In July 2013, the chairman of the Joint Chiefs of Staff, Gen. Martin Dempsey, warned in a letter to the Senate Arms Committee regarding a missile attack on Syria, “Once we take (military) action, we should be prepared for what comes next. Deeper involvement is hard to avoid.” Who is listening?

Second, Washington’s rush to war is based on circumstantial and vague evidence, evidence which has allegedly been bolstered, but cannot be disclosed to the American public. Why? Fear of public opinion? For many citizens, this reeks of the Bush administration’s multiple deceptions about alleged weapons of mass destruction that took us to war in Iraq, destroyed that country and left hundreds of thousands of U.S. soldiers injured for life.

Third, what possibly can be the “moral weight” of our air strike against Syria for its suspected use of chemical weapons against its people, when the United States has a long history of much more extensive and deadly use of chemical and radiological weapons in war?

We used napalm, which burns through the skin to bone, in World War II. In Vietnam, American soldiers employed napalm and the dioxin-contaminated Agent Orange in Vietnam, for which there are millions of Vietnamese and American veteran victims. U.S. troops used white phosphorus, which burns human tissue like napalm and causes organ damage and death, in the 2004 battle of Fallujah in Iraq. Depleted uranium-tipped bullets and armor piercing munitions, used by the U.S. and Britain in the 1991 Gulf War and more extensively in the 2003 Iraq war, have littered Iraq with radioactive waste. Since these wars, Iraqi children are now suffering extreme rates of hideous birth abnormalities, cancers and heart defects. Finally, our government gave technical assistance to Saddam Hussein in his use of mustard gas and nerve agents against Iran in the late 1980s.

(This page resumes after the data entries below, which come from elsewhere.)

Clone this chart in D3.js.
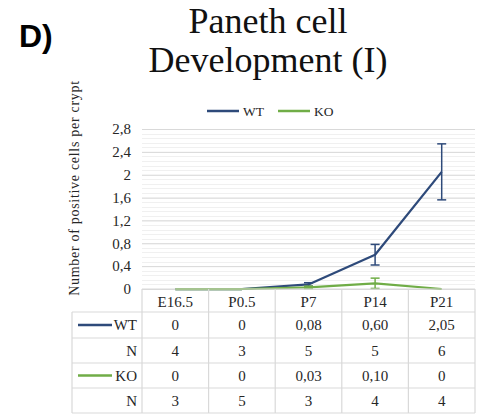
<!DOCTYPE html>
<html>
<head>
<meta charset="utf-8">
<script src="https://cdn.jsdelivr.net/npm/d3@7"></script>
<style>
body { margin: 0; background: #fff; }
text { font-family: "Liberation Serif", serif; fill: #262626; }
</style>
</head>
<body>
<div id="chart"></div>
<script>
var categories = ['E16.5', 'P0.5', 'P7', 'P14', 'P21']
var wtValues = [0, 0, 0.08, 0.60, 2.05]
var wtErr = [0, 0, 0.03, 0.18, 0.49]
var wtN = [4, 3, 5, 5, 6]
var koValues = [0, 0, 0.03, 0.10, 0]
var koErr = [0, 0, 0.02, 0.09, 0]
var koN = [3, 5, 3, 4, 4]
var yTicks = [0, 0.4, 0.8, 1.2, 1.6, 2, 2.4, 2.8]

var WT_COLOR = '#2e4a7a', KO_COLOR = '#70ad47', GRID = '#d9d9d9'

var W = 486, H = 417
var svg = d3.select('#chart').append('svg').attr('width', W).attr('height', H)

var x = d3.scaleBand().domain(categories).range([142, 475])
var y = d3.scaleLinear().domain([0, 2.8]).range([289, 129])

var comma = d3.formatLocale({decimal: ',', thousands: '.', grouping: [3], currency: ['', '']})
var tickFmt = function(d){ return comma.format('~g')(d) }
var cellFmt = function(d){ return d === 0 ? '0' : comma.format('.2f')(d) }

// title + panel letter
svg.append('text').text('D)').attr('x', 19).attr('y', 47)
  .style('font-family', '"Liberation Sans", sans-serif').style('font-weight', 'bold')
  .style('font-size', '32px').style('fill', '#000')
svg.selectAll('text.title').data(['Paneth cell', 'Development (I)']).enter().append('text')
  .attr('class', 'title').text(d => d)
  .attr('x', 268).attr('y', (d, i) => 33 + i * 39)
  .attr('text-anchor', 'middle').style('font-size', '36px').style('fill', '#111')

// minor + major gridlines
var minor = d3.range(0, 2.8001, 0.08)
svg.append('g').selectAll('line').data(minor).enter().append('line')
  .attr('x1', 142).attr('x2', 475)
  .attr('y1', d => Math.round(y(d)) + 0.5).attr('y2', d => Math.round(y(d)) + 0.5)
  .attr('stroke', '#f0f0f0').attr('stroke-width', 1)

var yAxis = d3.axisLeft(y).tickValues(yTicks).tickFormat(tickFmt).tickSize(-333).tickPadding(11)
var gy = svg.append('g').attr('transform', 'translate(142,0)').call(yAxis)
gy.select('.domain').remove()
gy.selectAll('.tick line').attr('stroke', GRID)
gy.selectAll('.tick text').style('font-family', '"Liberation Serif", serif').style('font-size', '15px').attr('fill', '#262626')

// y label
svg.append('text').text('Number of positive cells per crypt')
  .attr('transform', 'translate(79,188) rotate(-90)')
  .attr('text-anchor', 'middle').style('font-size', '14px').style('letter-spacing', '0.7px')

// legend
var legend = svg.append('g')
;[['WT', WT_COLOR, 207], ['KO', KO_COLOR, 278]].forEach(function(l){
  legend.append('line').attr('x1', l[2]).attr('x2', l[2] + 32).attr('y1', 111).attr('y2', 111)
    .attr('stroke', l[1]).attr('stroke-width', 2.5)
  legend.append('text').text(l[0]).attr('x', l[2] + 36).attr('y', 115.5).style('font-size', '13.5px')
})

// series
var line = d3.line().x(d => x(d.c) + x.bandwidth() / 2).y(d => y(d.v))
function series(vals, errs, color){
  var pts = vals.map((v, i) => ({c: categories[i], v: v, e: errs[i]}))
  var g = svg.append('g')
  g.append('path').attr('d', line(pts)).attr('fill', 'none').attr('stroke', color)
    .attr('stroke-width', 2.25).attr('stroke-linejoin', 'round')
  var eb = g.selectAll('g.err').data(pts.filter(d => d.e > 0)).enter().append('g')
    .attr('stroke', color).attr('stroke-width', 1.5)
  eb.append('line').attr('x1', d => x(d.c) + x.bandwidth() / 2).attr('x2', d => x(d.c) + x.bandwidth() / 2)
    .attr('y1', d => y(d.v + d.e)).attr('y2', d => y(d.v - d.e))
  ;[1, -1].forEach(function(s){
    eb.append('line').attr('x1', d => x(d.c) + x.bandwidth() / 2 - 4.5).attr('x2', d => x(d.c) + x.bandwidth() / 2 + 4.5)
      .attr('y1', d => y(d.v + s * d.e)).attr('y2', d => y(d.v + s * d.e))
  })
}
series(wtValues, wtErr, WT_COLOR)
series(koValues, koErr, KO_COLOR)

// data table
var rowY = [289, 312, 338, 363, 388, 413]
var rows = [
  {label: 'WT', key: WT_COLOR, cells: wtValues.map(cellFmt)},
  {label: 'N', cells: wtN.map(String)},
  {label: 'KO', key: KO_COLOR, cells: koValues.map(cellFmt)},
  {label: 'N', cells: koN.map(String)}
]
var tbl = svg.append('g').attr('stroke', GRID).attr('stroke-width', 1.2)
rowY.forEach(function(ry, i){
  tbl.append('line').attr('x1', i == 0 ? 142 : 72).attr('x2', 475).attr('y1', ry).attr('y2', ry)
})
x.domain().concat([null]).forEach(function(c){
  var xx = c === null ? 475 : x(c)
  tbl.append('line').attr('x1', xx).attr('x2', xx).attr('y1', 289).attr('y2', 413)
})
tbl.append('line').attr('x1', 72).attr('x2', 72).attr('y1', 312).attr('y2', 413)

svg.append('g').selectAll('text').data(categories).enter().append('text')
  .text(d => d).attr('x', d => x(d) + x.bandwidth() / 2).attr('y', 306.5)
  .attr('text-anchor', 'middle').style('font-size', '15px')

rows.forEach(function(r, i){
  var cy = (rowY[i + 1] + rowY[i + 2]) / 2 + 5
  if (r.key) svg.append('line').attr('x1', 78).attr('x2', 112).attr('y1', cy - 5).attr('y2', cy - 5)
    .attr('stroke', r.key).attr('stroke-width', 2.5)
  svg.append('text').text(r.label).attr('x', 137).attr('y', cy).attr('text-anchor', 'end').style('font-size', '15px')
  svg.append('g').selectAll('text').data(r.cells).enter().append('text')
    .text(d => d).attr('x', (d, j) => x(categories[j]) + x.bandwidth() / 2).attr('y', cy)
    .attr('text-anchor', 'middle').style('font-size', '15px')
})
</script>
</body>
</html>
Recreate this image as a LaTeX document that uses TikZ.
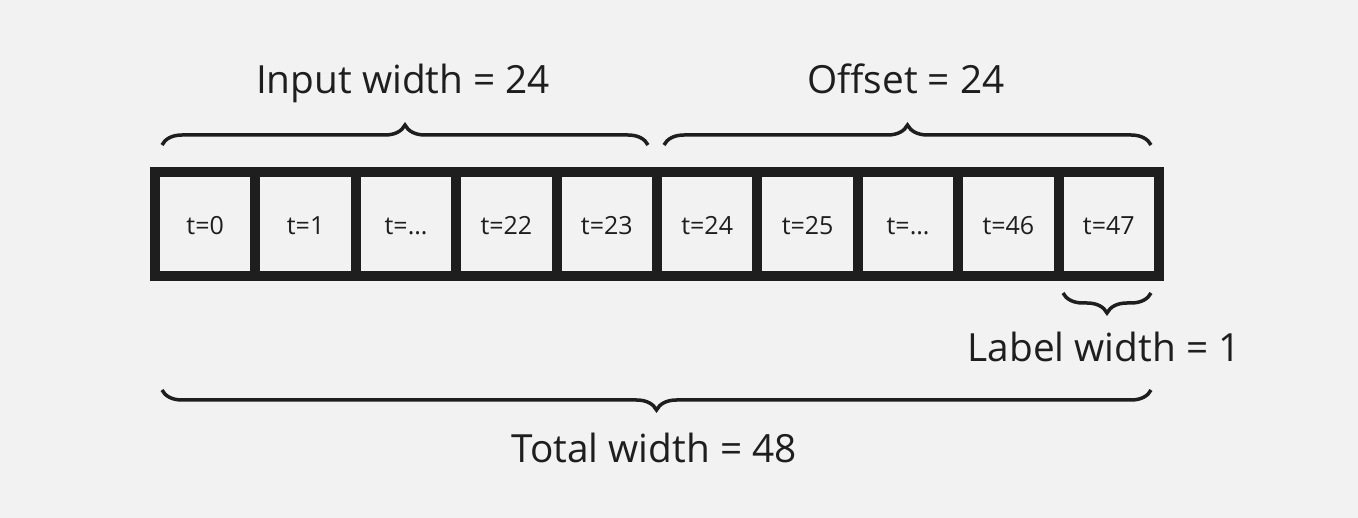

Between military force and doing nothing, there are strategic choices. Many experienced policy, intelligence and military strategists have proposed alternatives to our government’s headlong rush to war. Chief among them is that the House and Senate urge the president to engage in forceful diplomacy with Russia and all the regional countries and parties involved in the Syrian conflict, under the aegis of the U.N., an effort that was tried and must be tried again. The principal goals would be an immediate cease fire and the formation of an interim authority comprising representatives from Assad’s Baath Party, the legitimate rebels and independent individuals. The interim authority would draft a new constitution providing for elections of parliament followed by a presidential election. Hans Blix, the former U.N.-appointed weapons inspector in Iraq, adds that the countries supplying weapons, munitions and money to the Syrian rebels and to Syria have much leverage over the possibility of a cease fire; and they must be part of securing it.

In the lifetimes of all living Americans, our history has been one of using armed force to resolve conflict, often in violation of international law and the U.N. Charter that requires U.N. Security Council authorization, except in self-defense. But this militaristic mode of winning peace has entailed destroying villages, towns, environments and people in other countries with horrific weapons “in order to save them.”

President Obama’s path to war follows in this same rut, with no moral and political imagination. The funds that would be spent on Tomahawk Cruise missiles should be allocated to U.N. Syrian refugee programs, given the humanitarian crisis and the serious shortfall in monies pledged by our and other countries. The same energy going into strong arming Congress to agree to war should be spent on forceful diplomacy for a cease fire.

Pat Hynes chairs the board of the Traprock Center for Peace and Justice. She is a retired Professor of Environmental Health and lives in Montague.